In the context of a customer who wants a refund on a car purchase after a broken limb prevents them from driving, Godin writes,
But empathy doesn’t require you to reach into your pocket because the customer has rewritten the terms of the deal and is undermining the business you’ve built to serve others.
Instead, it means that you can see his pain and that you’re completely okay with this person not buying from you again. That through the mist of pain and percocet, it’s entirely possible that he doesn’t have the reserves to be empathic to you, that he can’t see it through your eyes. And you probably can’t force him to.
So empathy leads to, “I hear you, I see you, and if you need to walk away, we’ll understand. We hope you’ll see it the way we do one day, but right now, I can’t solve your problem.”
We have occasionally had situations where people feel we should give them a refund for a performance that has occurred due to situations where they chose not to attend. Some times it was because they decided it was too cold, it rained too hard or because their road hadn’t been cleared two days after it stopped snowing. None of this providing an impediment to hundreds of other people. Other times there are some strong indications that they want a refund because they decided they wanted to do something else.
I am not sure how often Godin’s scenario of people wanting a refund on a car because they broke an arm actually happens. The reality is, people do have the option of doing something other than participate in an arts and cultural activity and often exercise that option. We can’t necessarily be philosophical in the way we respond to requests for refunds in the face of this reality.
One alternative is to have so much business that you are okay if a person chooses not to buy from you again.
We are all experienced with this type of scenario. Drew McManus just experienced that this past week.
Hey @AmericanAir – I had to cancel an upcoming flight and your customer service reps told me rescheduling would end up costing more than buying the new ticket direct. One rep suggested I fly while sick and just "wear a mask." This is unacceptable.
— Adaptistration (@Adaptistration) February 19, 2018
In the context of Godin’s post, Drew was trying to rewrite the terms of the deal –pay a penalty if you want to change or cancel.
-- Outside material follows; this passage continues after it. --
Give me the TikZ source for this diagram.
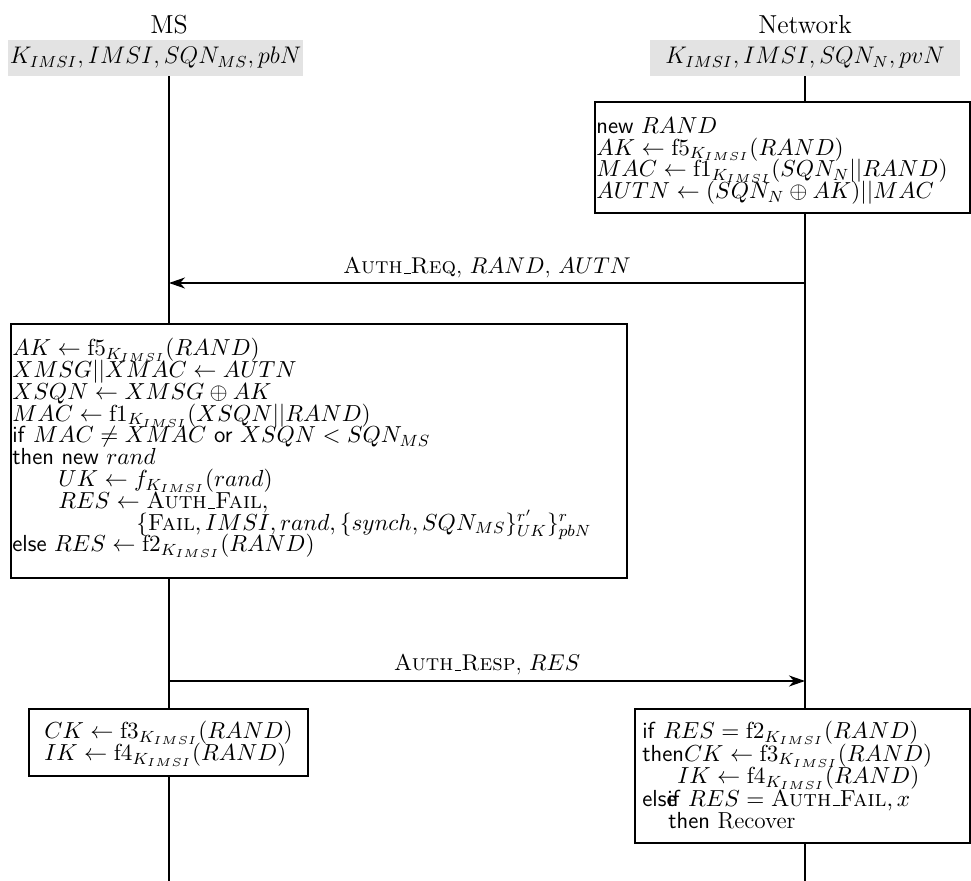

It’s right there in the reams of small print you acknowledge when you buy the ticket. In American Airlines’ mind, it would be undermining the business they have built to serve others if they just let anyone cancel or reschedule.
On the other hand, not to excuse these policies, this summer American Airlines wanted to give pilots and flight attendants a pay raise outside of contract negotiations in recognition for a difficult time employees faced during the merger with US Airways and Wall Street sent their stock plummeting.
““We are troubled by [American’s] wealth transfer of nearly $1 billion to its labor groups. In addition to raising fixed costs, American’s agreement with its labor stakeholders establishes a worrying precedent, in our view, both for American and the industry,” J.P. Morgan analyst Jamie Baker wrote
So the fact that empathy is apt to be punished might be contributing to a cascade effect in corporate/organizational culture.
Perhaps one positive result of many arts organizations being small enough that they worry about losing customers even over ridiculous refund requests is that there is a tendency to treat constituents with a higher degree of empathy than they would receive elsewhere. Perhaps working on providing that can become something of a competitive advantage for some organizations.
There are no clear prescriptive answers to the type of refund requests I mentioned earlier. Each has to be addressed as they present themselves with the understanding that we may or may not damage our relationship with someone in the process.